The request ::
Pictures in the data below are not part of the copy; transcribe everything else exactly.

Given data ::

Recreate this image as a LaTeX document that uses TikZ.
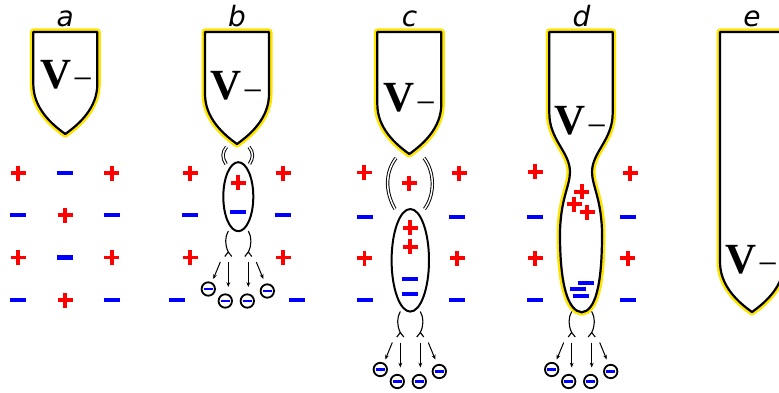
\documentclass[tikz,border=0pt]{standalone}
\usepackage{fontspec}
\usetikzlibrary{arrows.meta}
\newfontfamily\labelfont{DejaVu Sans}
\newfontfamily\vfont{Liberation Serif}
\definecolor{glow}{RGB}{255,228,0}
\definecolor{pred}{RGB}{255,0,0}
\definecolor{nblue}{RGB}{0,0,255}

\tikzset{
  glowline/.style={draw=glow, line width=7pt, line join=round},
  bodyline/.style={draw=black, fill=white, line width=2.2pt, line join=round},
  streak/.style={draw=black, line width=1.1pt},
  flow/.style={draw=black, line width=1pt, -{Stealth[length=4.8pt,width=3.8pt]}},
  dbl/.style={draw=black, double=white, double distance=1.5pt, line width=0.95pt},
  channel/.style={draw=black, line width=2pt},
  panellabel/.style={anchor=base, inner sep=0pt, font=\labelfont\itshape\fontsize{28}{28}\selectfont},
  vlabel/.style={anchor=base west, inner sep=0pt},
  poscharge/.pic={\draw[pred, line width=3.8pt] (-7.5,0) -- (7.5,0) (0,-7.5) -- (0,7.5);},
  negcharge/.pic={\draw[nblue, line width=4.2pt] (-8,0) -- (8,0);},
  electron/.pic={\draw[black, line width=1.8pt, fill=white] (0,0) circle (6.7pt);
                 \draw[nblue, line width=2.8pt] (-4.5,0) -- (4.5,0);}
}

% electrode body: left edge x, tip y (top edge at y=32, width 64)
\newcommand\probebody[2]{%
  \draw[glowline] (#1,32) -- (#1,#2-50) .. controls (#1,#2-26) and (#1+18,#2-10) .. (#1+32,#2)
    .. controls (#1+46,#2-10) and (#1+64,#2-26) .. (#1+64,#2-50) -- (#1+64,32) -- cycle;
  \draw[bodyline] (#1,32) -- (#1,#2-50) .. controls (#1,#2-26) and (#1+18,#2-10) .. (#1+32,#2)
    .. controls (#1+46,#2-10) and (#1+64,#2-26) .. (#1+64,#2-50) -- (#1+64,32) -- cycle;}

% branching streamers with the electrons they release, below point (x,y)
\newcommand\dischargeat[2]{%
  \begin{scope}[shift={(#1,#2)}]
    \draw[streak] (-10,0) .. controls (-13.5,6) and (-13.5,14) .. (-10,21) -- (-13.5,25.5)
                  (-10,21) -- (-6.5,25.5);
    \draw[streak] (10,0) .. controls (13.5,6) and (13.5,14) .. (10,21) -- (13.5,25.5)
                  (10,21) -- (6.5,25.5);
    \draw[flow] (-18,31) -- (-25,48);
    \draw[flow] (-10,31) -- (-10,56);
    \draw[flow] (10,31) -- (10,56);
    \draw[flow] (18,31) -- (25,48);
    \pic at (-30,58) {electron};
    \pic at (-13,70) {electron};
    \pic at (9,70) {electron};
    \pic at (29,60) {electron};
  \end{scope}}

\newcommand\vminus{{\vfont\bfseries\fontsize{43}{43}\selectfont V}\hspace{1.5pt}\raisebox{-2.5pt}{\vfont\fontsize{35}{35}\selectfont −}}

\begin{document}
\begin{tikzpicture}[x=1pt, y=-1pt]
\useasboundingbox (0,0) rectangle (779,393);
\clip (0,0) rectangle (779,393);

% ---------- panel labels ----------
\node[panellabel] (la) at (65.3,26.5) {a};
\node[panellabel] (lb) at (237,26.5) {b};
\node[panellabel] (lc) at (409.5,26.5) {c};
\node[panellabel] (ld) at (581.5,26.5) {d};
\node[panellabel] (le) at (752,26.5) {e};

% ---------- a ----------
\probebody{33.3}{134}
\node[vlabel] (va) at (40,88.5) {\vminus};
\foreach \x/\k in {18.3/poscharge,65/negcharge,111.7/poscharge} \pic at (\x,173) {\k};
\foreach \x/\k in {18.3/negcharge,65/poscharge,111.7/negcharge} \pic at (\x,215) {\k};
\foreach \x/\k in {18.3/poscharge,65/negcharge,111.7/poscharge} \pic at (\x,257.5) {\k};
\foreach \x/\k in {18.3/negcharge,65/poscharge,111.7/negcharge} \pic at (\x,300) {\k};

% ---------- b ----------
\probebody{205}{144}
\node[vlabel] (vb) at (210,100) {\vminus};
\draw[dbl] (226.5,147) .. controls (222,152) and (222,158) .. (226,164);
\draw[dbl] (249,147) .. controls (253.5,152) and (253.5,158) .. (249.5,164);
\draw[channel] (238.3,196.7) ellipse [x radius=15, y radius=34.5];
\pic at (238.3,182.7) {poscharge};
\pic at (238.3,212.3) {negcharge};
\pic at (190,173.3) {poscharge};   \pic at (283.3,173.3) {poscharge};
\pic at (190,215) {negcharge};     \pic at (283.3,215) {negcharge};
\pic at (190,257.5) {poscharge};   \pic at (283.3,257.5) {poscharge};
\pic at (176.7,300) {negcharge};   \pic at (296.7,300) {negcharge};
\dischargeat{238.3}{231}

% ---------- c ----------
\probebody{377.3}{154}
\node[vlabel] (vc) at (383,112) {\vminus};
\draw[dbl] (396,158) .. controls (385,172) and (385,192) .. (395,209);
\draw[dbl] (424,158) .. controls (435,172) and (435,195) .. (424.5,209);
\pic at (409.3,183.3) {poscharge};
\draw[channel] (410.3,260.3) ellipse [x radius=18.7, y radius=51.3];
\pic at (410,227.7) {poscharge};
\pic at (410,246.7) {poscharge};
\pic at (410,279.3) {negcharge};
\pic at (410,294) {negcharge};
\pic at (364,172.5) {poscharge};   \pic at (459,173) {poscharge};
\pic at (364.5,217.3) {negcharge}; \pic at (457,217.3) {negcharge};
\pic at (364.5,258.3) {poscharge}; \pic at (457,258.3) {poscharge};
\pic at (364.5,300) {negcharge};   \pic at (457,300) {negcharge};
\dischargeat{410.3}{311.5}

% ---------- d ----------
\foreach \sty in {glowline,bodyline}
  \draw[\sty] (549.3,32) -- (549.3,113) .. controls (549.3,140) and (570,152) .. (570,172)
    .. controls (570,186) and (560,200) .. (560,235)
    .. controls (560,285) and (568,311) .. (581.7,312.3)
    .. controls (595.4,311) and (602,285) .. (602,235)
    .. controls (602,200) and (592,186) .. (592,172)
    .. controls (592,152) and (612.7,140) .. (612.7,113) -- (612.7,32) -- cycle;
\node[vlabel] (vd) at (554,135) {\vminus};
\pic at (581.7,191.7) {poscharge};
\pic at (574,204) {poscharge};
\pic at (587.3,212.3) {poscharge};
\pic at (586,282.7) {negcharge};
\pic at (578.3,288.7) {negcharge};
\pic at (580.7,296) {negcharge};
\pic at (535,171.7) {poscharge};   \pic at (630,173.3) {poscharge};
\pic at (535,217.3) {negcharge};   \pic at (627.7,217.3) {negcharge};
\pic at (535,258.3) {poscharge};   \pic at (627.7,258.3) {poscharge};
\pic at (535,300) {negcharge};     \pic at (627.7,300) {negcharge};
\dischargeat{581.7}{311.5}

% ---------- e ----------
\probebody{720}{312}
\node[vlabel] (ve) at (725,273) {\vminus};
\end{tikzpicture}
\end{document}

Task response ::
Recreate this image as a LaTeX document that uses TikZ.
\documentclass[tikz,border=0pt]{standalone}
\usepackage{fontspec}
\usetikzlibrary{arrows.meta}
\newfontfamily\labelfont{DejaVu Sans}
\newfontfamily\vfont{Liberation Serif}
\definecolor{glow}{RGB}{255,228,0}
\definecolor{pred}{RGB}{255,0,0}
\definecolor{nblue}{RGB}{0,0,255}

\tikzset{
  glowline/.style={draw=glow, line width=7pt, line join=round},
  bodyline/.style={draw=black, fill=white, line width=2.2pt, line join=round},
  streak/.style={draw=black, line width=1.1pt},
  flow/.style={draw=black, line width=1pt, -{Stealth[length=4.8pt,width=3.8pt]}},
  dbl/.style={draw=black, double=white, double distance=1.5pt, line width=0.95pt},
  channel/.style={draw=black, line width=2pt},
  panellabel/.style={anchor=base, inner sep=0pt, font=\labelfont\itshape\fontsize{28}{28}\selectfont},
  vlabel/.style={anchor=base west, inner sep=0pt},
  poscharge/.pic={\draw[pred, line width=3.8pt] (-7.5,0) -- (7.5,0) (0,-7.5) -- (0,7.5);},
  negcharge/.pic={\draw[nblue, line width=4.2pt] (-8,0) -- (8,0);},
  electron/.pic={\draw[black, line width=1.8pt, fill=white] (0,0) circle (6.7pt);
                 \draw[nblue, line width=2.8pt] (-4.5,0) -- (4.5,0);}
}

% electrode body: left edge x, tip y (top edge at y=32, width 64)
\newcommand\probebody[2]{%
  \draw[glowline] (#1,32) -- (#1,#2-50) .. controls (#1,#2-26) and (#1+18,#2-10) .. (#1+32,#2)
    .. controls (#1+46,#2-10) and (#1+64,#2-26) .. (#1+64,#2-50) -- (#1+64,32) -- cycle;
  \draw[bodyline] (#1,32) -- (#1,#2-50) .. controls (#1,#2-26) and (#1+18,#2-10) .. (#1+32,#2)
    .. controls (#1+46,#2-10) and (#1+64,#2-26) .. (#1+64,#2-50) -- (#1+64,32) -- cycle;}

% branching streamers with the electrons they release, below point (x,y)
\newcommand\dischargeat[2]{%
  \begin{scope}[shift={(#1,#2)}]
    \draw[streak] (-10,0) .. controls (-13.5,6) and (-13.5,14) .. (-10,21) -- (-13.5,25.5)
                  (-10,21) -- (-6.5,25.5);
    \draw[streak] (10,0) .. controls (13.5,6) and (13.5,14) .. (10,21) -- (13.5,25.5)
                  (10,21) -- (6.5,25.5);
    \draw[flow] (-18,31) -- (-25,48);
    \draw[flow] (-10,31) -- (-10,56);
    \draw[flow] (10,31) -- (10,56);
    \draw[flow] (18,31) -- (25,48);
    \pic at (-30,58) {electron};
    \pic at (-13,70) {electron};
    \pic at (9,70) {electron};
    \pic at (29,60) {electron};
  \end{scope}}

\newcommand\vminus{{\vfont\bfseries\fontsize{43}{43}\selectfont V}\hspace{1.5pt}\raisebox{-2.5pt}{\vfont\fontsize{35}{35}\selectfont −}}

\begin{document}
\begin{tikzpicture}[x=1pt, y=-1pt]
\useasboundingbox (0,0) rectangle (779,393);
\clip (0,0) rectangle (779,393);

% ---------- panel labels ----------
\node[panellabel] (la) at (65.3,26.5) {a};
\node[panellabel] (lb) at (237,26.5) {b};
\node[panellabel] (lc) at (409.5,26.5) {c};
\node[panellabel] (ld) at (581.5,26.5) {d};
\node[panellabel] (le) at (752,26.5) {e};

% ---------- a ----------
\probebody{33.3}{134}
\node[vlabel] (va) at (40,88.5) {\vminus};
\foreach \x/\k in {18.3/poscharge,65/negcharge,111.7/poscharge} \pic at (\x,173) {\k};
\foreach \x/\k in {18.3/negcharge,65/poscharge,111.7/negcharge} \pic at (\x,215) {\k};
\foreach \x/\k in {18.3/poscharge,65/negcharge,111.7/poscharge} \pic at (\x,257.5) {\k};
\foreach \x/\k in {18.3/negcharge,65/poscharge,111.7/negcharge} \pic at (\x,300) {\k};

% ---------- b ----------
\probebody{205}{144}
\node[vlabel] (vb) at (210,100) {\vminus};
\draw[dbl] (226.5,147) .. controls (222,152) and (222,158) .. (226,164);
\draw[dbl] (249,147) .. controls (253.5,152) and (253.5,158) .. (249.5,164);
\draw[channel] (238.3,196.7) ellipse [x radius=15, y radius=34.5];
\pic at (238.3,182.7) {poscharge};
\pic at (238.3,212.3) {negcharge};
\pic at (190,173.3) {poscharge};   \pic at (283.3,173.3) {poscharge};
\pic at (190,215) {negcharge};     \pic at (283.3,215) {negcharge};
\pic at (190,257.5) {poscharge};   \pic at (283.3,257.5) {poscharge};
\pic at (176.7,300) {negcharge};   \pic at (296.7,300) {negcharge};
\dischargeat{238.3}{231}

% ---------- c ----------
\probebody{377.3}{154}
\node[vlabel] (vc) at (383,112) {\vminus};
\draw[dbl] (396,158) .. controls (385,172) and (385,192) .. (395,209);
\draw[dbl] (424,158) .. controls (435,172) and (435,195) .. (424.5,209);
\pic at (409.3,183.3) {poscharge};
\draw[channel] (410.3,260.3) ellipse [x radius=18.7, y radius=51.3];
\pic at (410,227.7) {poscharge};
\pic at (410,246.7) {poscharge};
\pic at (410,279.3) {negcharge};
\pic at (410,294) {negcharge};
\pic at (364,172.5) {poscharge};   \pic at (459,173) {poscharge};
\pic at (364.5,217.3) {negcharge}; \pic at (457,217.3) {negcharge};
\pic at (364.5,258.3) {poscharge}; \pic at (457,258.3) {poscharge};
\pic at (364.5,300) {negcharge};   \pic at (457,300) {negcharge};
\dischargeat{410.3}{311.5}

% ---------- d ----------
\foreach \sty in {glowline,bodyline}
  \draw[\sty] (549.3,32) -- (549.3,113) .. controls (549.3,140) and (570,152) .. (570,172)
    .. controls (570,186) and (560,200) .. (560,235)
    .. controls (560,285) and (568,311) .. (581.7,312.3)
    .. controls (595.4,311) and (602,285) .. (602,235)
    .. controls (602,200) and (592,186) .. (592,172)
    .. controls (592,152) and (612.7,140) .. (612.7,113) -- (612.7,32) -- cycle;
\node[vlabel] (vd) at (554,135) {\vminus};
\pic at (581.7,191.7) {poscharge};
\pic at (574,204) {poscharge};
\pic at (587.3,212.3) {poscharge};
\pic at (586,282.7) {negcharge};
\pic at (578.3,288.7) {negcharge};
\pic at (580.7,296) {negcharge};
\pic at (535,171.7) {poscharge};   \pic at (630,173.3) {poscharge};
\pic at (535,217.3) {negcharge};   \pic at (627.7,217.3) {negcharge};
\pic at (535,258.3) {poscharge};   \pic at (627.7,258.3) {poscharge};
\pic at (535,300) {negcharge};     \pic at (627.7,300) {negcharge};
\dischargeat{581.7}{311.5}

% ---------- e ----------
\probebody{720}{312}
\node[vlabel] (ve) at (725,273) {\vminus};
\end{tikzpicture}
\end{document}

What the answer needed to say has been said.